The newspaper suggested a compromise by which Prime Minister Netanyahu would accept the idea that the aim of negotiations with the PA is to create a new Arab state. The Israeli government at the same time “should quickly dismantle those [communities] deemed illegal, end all government subsidies, prohibit the territorial expansion of all settlements, stop new construction in those outside Israel's West Bank fence and agree to a monitoring mechanism that will prevent cheating.
“Mr.
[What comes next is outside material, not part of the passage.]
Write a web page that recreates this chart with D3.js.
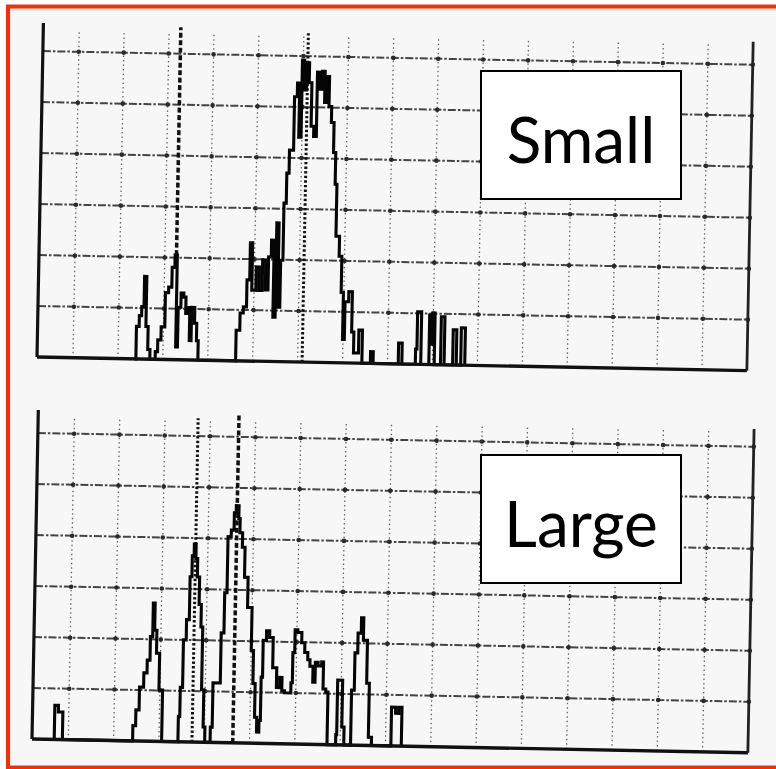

Obama can reasonably accept that as a freeze, while not requiring that not a single brick be laid in any of the more than 120 West Bank communities,” it reasoned.
The editorial said that following the Israeli actions, President Obama could insist that the PA and Arab states take actions to match Israelis. It did not spell out what actions it meant.
The newspaper also did not note that following President Obama’s Cairo speech, virtually all Arab reaction called on him to pressure Israel to abandon all of Judea and Samaria. The Saudi Arabia foreign minister suggested that the U.S. cut off economic and military aid to Israel if it does not comply with the demands of the 2002 Saudi Peace Plan.